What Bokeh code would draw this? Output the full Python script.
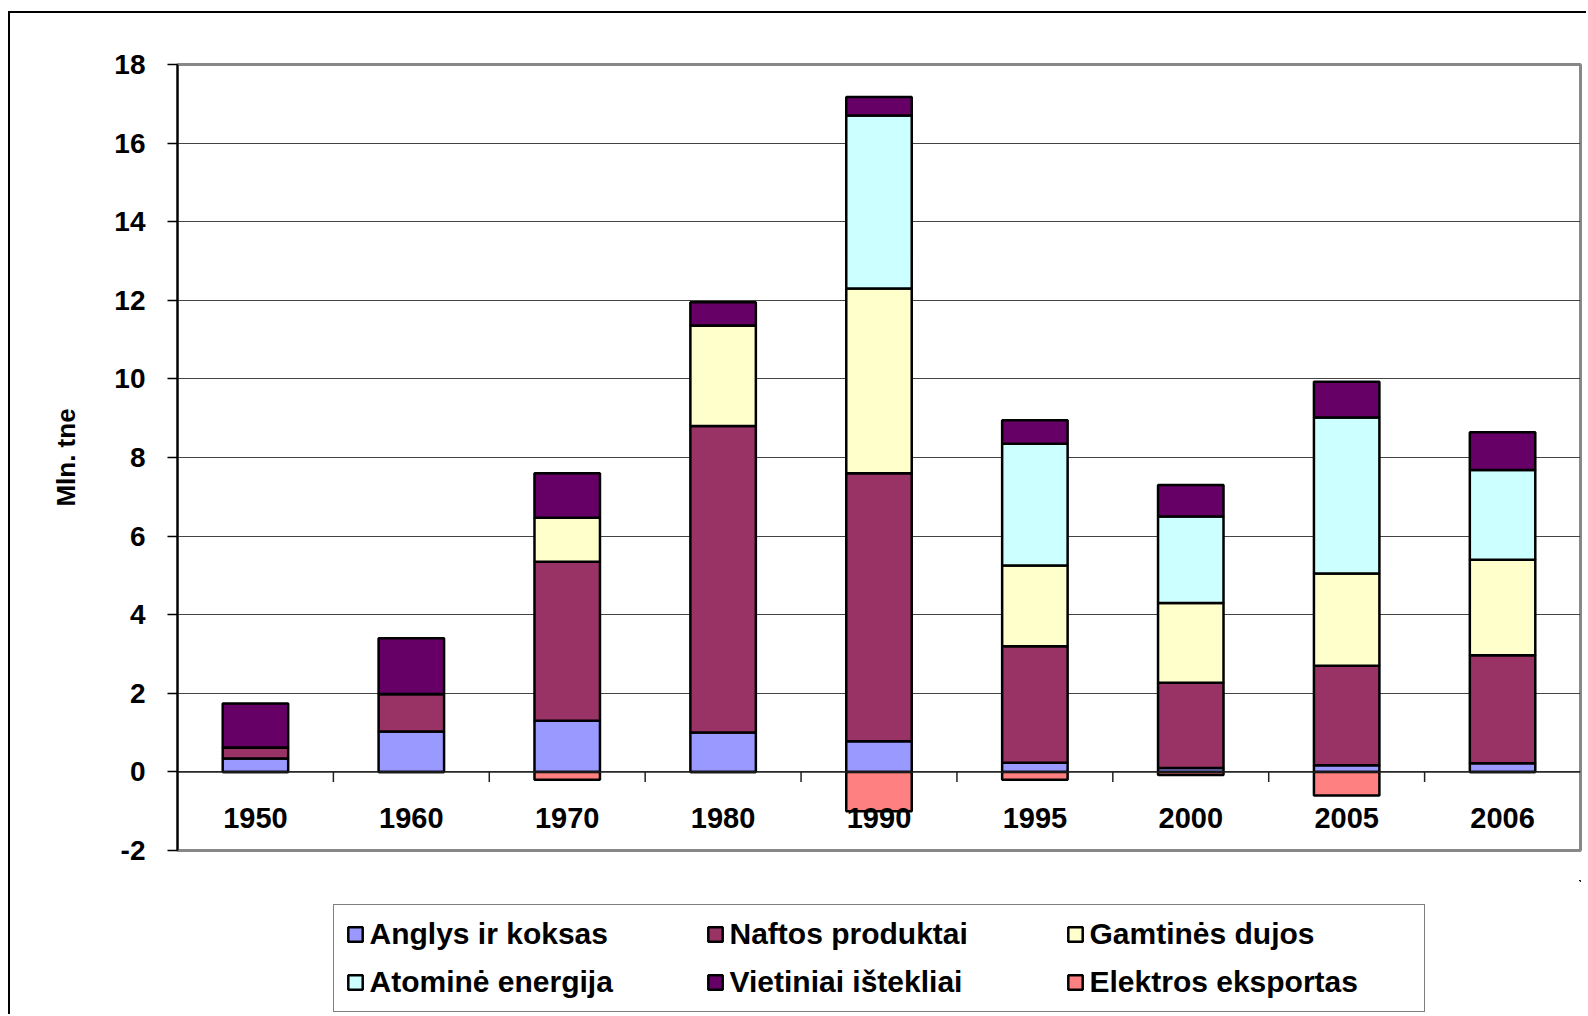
from bokeh.plotting import figure
from bokeh.layouts import column
from bokeh.models import (Range1d, FixedTicker, Legend, LegendItem, ColumnDataSource)
from bokeh.core.properties import value
from bokeh.embed import file_html
from bokeh.resources import INLINE

years = ["1950", "1960", "1970", "1980", "1990", "1995", "2000", "2005", "2006"]
anglys = [0.34, 1.03, 1.30, 1.00, 0.78, 0.23, 0.10, 0.17, 0.22]
naftos = [0.28, 0.95, 4.05, 7.80, 6.82, 2.97, 2.17, 2.53, 2.75]
gamtines = [0.0, 0.0, 1.12, 2.56, 4.70, 2.05, 2.03, 2.35, 2.43]
atomine = [0.0, 0.0, 0.0, 0.0, 4.40, 3.10, 2.20, 3.97, 2.28]
vietiniai = [1.12, 1.42, 1.13, 0.59, 0.47, 0.60, 0.80, 0.91, 0.96]
elektros = [0.0, 0.0, -0.20, 0.0, -1.00, -0.20, -0.08, -0.60, 0.0]
y_ticks = [-2, 0, 2, 4, 6, 8, 10, 12, 14, 16, 18]

series_names = ["Anglys ir koksas", "Naftos produktai", "Gamtinės dujos",
                "Atominė energija", "Vietiniai ištekliai", "Elektros eksportas"]
colors = ["#9999FF", "#993366", "#FFFFCC", "#CCFFFF", "#660066", "#FF8080"]

n = len(years)
xpos = [i + 0.5 for i in range(n)]
src = ColumnDataSource(dict(x=xpos, year=years, anglys=anglys, naftos=naftos, gamtines=gamtines,
                            atomine=atomine, vietiniai=vietiniai, elektros=elektros))
bounds = list(range(1, n))
bsrc = ColumnDataSource(dict(b=bounds))

FONT = "Liberation Sans"
W = 1586
BAR_W = 0.42
LW = 2.5

p = figure(width=W, height=880, x_range=Range1d(0, n),
           y_range=Range1d(-2, 18), output_backend="svg", toolbar_location=None,
           x_axis_location=None, min_border_left=177, min_border_top=64,
           min_border_right=6, min_border_bottom=30)
p.outline_line_color = "#888888"
p.outline_line_width = 3
p.background_fill_color = "white"
p.border_fill_color = None
p.styles = {"background-image": "linear-gradient(#000,#000), linear-gradient(#000,#000)",
            "background-position": "8px 11px, 8px 11px",
            "background-size": "100% 2px, 2px 100%",
            "background-repeat": "no-repeat"}

# grid
p.xgrid.visible = False
p.ygrid.ticker = FixedTicker(ticks=y_ticks)
p.ygrid.grid_line_color = "#444444"
p.ygrid.grid_line_width = 1

stack_cols = ["anglys", "naftos", "gamtines", "atomine", "vietiniai"]
p.vbar_stack(stack_cols, x="x", width=BAR_W, source=src, fill_color=colors[:5],
             line_color="black", line_width=LW)
p.vbar(x="x", top=0, bottom="elektros", width=BAR_W, source=src,
       fill_color=colors[5], line_color="black", line_width=LW)

# category axis line at zero, boundary ticks and labels
p.segment(x0=0, y0=0, x1=n, y1=0, line_color="#222222", line_width=1.5)
p.segment(x0="b", y0=0, x1="b", y1=-0.26, source=bsrc, line_color="#222222", line_width=1.5)
p.text(x="x", y=-1.17, text="year", source=src, text_align="center", text_baseline="middle",
       text_font=value(FONT), text_font_style="bold", text_font_size="29px", text_color="black")

# y axis
ya = p.yaxis[0]
ya.ticker = FixedTicker(ticks=y_ticks)
ya.major_label_overrides = {-2: "-2"}
ya.major_tick_out = 10
ya.major_tick_in = 0
ya.minor_tick_line_color = None
ya.axis_line_color = "black"
ya.axis_line_width = 2
ya.major_tick_line_color = "black"
ya.major_tick_line_width = 1.5
ya.major_label_text_font = FONT
ya.major_label_text_font_style = "bold"
ya.major_label_text_font_size = "28px"
ya.major_label_text_color = "black"
ya.major_label_standoff = 22
ya.axis_label = "Mln. tne"
ya.axis_label_text_font = FONT
ya.axis_label_text_font_style = "bold"
ya.axis_label_text_font_size = "26px"
ya.axis_label_text_color = "black"
ya.axis_label_standoff = 30

# legend panel (legend swatches come from hidden renderers outside the visible range)
pl = figure(width=W, height=134, x_range=Range1d(0, 1), y_range=Range1d(0, 1),
            output_backend="svg", toolbar_location=None, x_axis_location=None,
            y_axis_location=None, min_border_left=177, min_border_right=6,
            min_border_top=0, min_border_bottom=0)
pl.outline_line_color = None
pl.xgrid.visible = False
pl.ygrid.visible = False
pl.border_fill_color = None
pl.background_fill_color = None
pl.styles = {"background-image": "linear-gradient(#000,#000)",
             "background-position": "8px 0px",
             "background-size": "2px 100%",
             "background-repeat": "no-repeat"}
hidden = ColumnDataSource(dict(x=[5.0], top=[5.0], bottom=[4.0]))
leg_rs = [pl.vbar(x="x", top="top", bottom="bottom", width=0.1, source=hidden, fill_color=c,
                  line_color="black", line_width=LW) for c in colors]

legend = Legend(items=[LegendItem(label=s, renderers=[r]) for s, r in zip(series_names, leg_rs)],
                ncols=3, orientation="horizontal", location="top_center",
                label_text_font=FONT, label_text_font_style="bold", label_text_font_size="30px",
                label_text_color="black",
                glyph_width=18, glyph_height=18, label_standoff=6, label_width=322,
                spacing=14, padding=12, margin=24, border_line_color="black",
                border_line_width=1.5, background_fill_color="white")
pl.add_layout(legend, "center")

layout = column(p, pl, spacing=0)
open("out.html", "w").write(file_html(layout, INLINE))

--------------------

Goal of the exercise - All the lines above are to be given again exactly as they read, with the pictures removed.

Result -
What Bokeh code would draw this? Output the full Python script.
from bokeh.plotting import figure
from bokeh.layouts import column
from bokeh.models import (Range1d, FixedTicker, Legend, LegendItem, ColumnDataSource)
from bokeh.core.properties import value
from bokeh.embed import file_html
from bokeh.resources import INLINE

years = ["1950", "1960", "1970", "1980", "1990", "1995", "2000", "2005", "2006"]
anglys = [0.34, 1.03, 1.30, 1.00, 0.78, 0.23, 0.10, 0.17, 0.22]
naftos = [0.28, 0.95, 4.05, 7.80, 6.82, 2.97, 2.17, 2.53, 2.75]
gamtines = [0.0, 0.0, 1.12, 2.56, 4.70, 2.05, 2.03, 2.35, 2.43]
atomine = [0.0, 0.0, 0.0, 0.0, 4.40, 3.10, 2.20, 3.97, 2.28]
vietiniai = [1.12, 1.42, 1.13, 0.59, 0.47, 0.60, 0.80, 0.91, 0.96]
elektros = [0.0, 0.0, -0.20, 0.0, -1.00, -0.20, -0.08, -0.60, 0.0]
y_ticks = [-2, 0, 2, 4, 6, 8, 10, 12, 14, 16, 18]

series_names = ["Anglys ir koksas", "Naftos produktai", "Gamtinės dujos",
                "Atominė energija", "Vietiniai ištekliai", "Elektros eksportas"]
colors = ["#9999FF", "#993366", "#FFFFCC", "#CCFFFF", "#660066", "#FF8080"]

n = len(years)
xpos = [i + 0.5 for i in range(n)]
src = ColumnDataSource(dict(x=xpos, year=years, anglys=anglys, naftos=naftos, gamtines=gamtines,
                            atomine=atomine, vietiniai=vietiniai, elektros=elektros))
bounds = list(range(1, n))
bsrc = ColumnDataSource(dict(b=bounds))

FONT = "Liberation Sans"
W = 1586
BAR_W = 0.42
LW = 2.5

p = figure(width=W, height=880, x_range=Range1d(0, n),
           y_range=Range1d(-2, 18), output_backend="svg", toolbar_location=None,
           x_axis_location=None, min_border_left=177, min_border_top=64,
           min_border_right=6, min_border_bottom=30)
p.outline_line_color = "#888888"
p.outline_line_width = 3
p.background_fill_color = "white"
p.border_fill_color = None
p.styles = {"background-image": "linear-gradient(#000,#000), linear-gradient(#000,#000)",
            "background-position": "8px 11px, 8px 11px",
            "background-size": "100% 2px, 2px 100%",
            "background-repeat": "no-repeat"}

# grid
p.xgrid.visible = False
p.ygrid.ticker = FixedTicker(ticks=y_ticks)
p.ygrid.grid_line_color = "#444444"
p.ygrid.grid_line_width = 1

stack_cols = ["anglys", "naftos", "gamtines", "atomine", "vietiniai"]
p.vbar_stack(stack_cols, x="x", width=BAR_W, source=src, fill_color=colors[:5],
             line_color="black", line_width=LW)
p.vbar(x="x", top=0, bottom="elektros", width=BAR_W, source=src,
       fill_color=colors[5], line_color="black", line_width=LW)

# category axis line at zero, boundary ticks and labels
p.segment(x0=0, y0=0, x1=n, y1=0, line_color="#222222", line_width=1.5)
p.segment(x0="b", y0=0, x1="b", y1=-0.26, source=bsrc, line_color="#222222", line_width=1.5)
p.text(x="x", y=-1.17, text="year", source=src, text_align="center", text_baseline="middle",
       text_font=value(FONT), text_font_style="bold", text_font_size="29px", text_color="black")

# y axis
ya = p.yaxis[0]
ya.ticker = FixedTicker(ticks=y_ticks)
ya.major_label_overrides = {-2: "-2"}
ya.major_tick_out = 10
ya.major_tick_in = 0
ya.minor_tick_line_color = None
ya.axis_line_color = "black"
ya.axis_line_width = 2
ya.major_tick_line_color = "black"
ya.major_tick_line_width = 1.5
ya.major_label_text_font = FONT
ya.major_label_text_font_style = "bold"
ya.major_label_text_font_size = "28px"
ya.major_label_text_color = "black"
ya.major_label_standoff = 22
ya.axis_label = "Mln. tne"
ya.axis_label_text_font = FONT
ya.axis_label_text_font_style = "bold"
ya.axis_label_text_font_size = "26px"
ya.axis_label_text_color = "black"
ya.axis_label_standoff = 30

# legend panel (legend swatches come from hidden renderers outside the visible range)
pl = figure(width=W, height=134, x_range=Range1d(0, 1), y_range=Range1d(0, 1),
            output_backend="svg", toolbar_location=None, x_axis_location=None,
            y_axis_location=None, min_border_left=177, min_border_right=6,
            min_border_top=0, min_border_bottom=0)
pl.outline_line_color = None
pl.xgrid.visible = False
pl.ygrid.visible = False
pl.border_fill_color = None
pl.background_fill_color = None
pl.styles = {"background-image": "linear-gradient(#000,#000)",
             "background-position": "8px 0px",
             "background-size": "2px 100%",
             "background-repeat": "no-repeat"}
hidden = ColumnDataSource(dict(x=[5.0], top=[5.0], bottom=[4.0]))
leg_rs = [pl.vbar(x="x", top="top", bottom="bottom", width=0.1, source=hidden, fill_color=c,
                  line_color="black", line_width=LW) for c in colors]

legend = Legend(items=[LegendItem(label=s, renderers=[r]) for s, r in zip(series_names, leg_rs)],
                ncols=3, orientation="horizontal", location="top_center",
                label_text_font=FONT, label_text_font_style="bold", label_text_font_size="30px",
                label_text_color="black",
                glyph_width=18, glyph_height=18, label_standoff=6, label_width=322,
                spacing=14, padding=12, margin=24, border_line_color="black",
                border_line_width=1.5, background_fill_color="white")
pl.add_layout(legend, "center")

layout = column(p, pl, spacing=0)
open("out.html", "w").write(file_html(layout, INLINE))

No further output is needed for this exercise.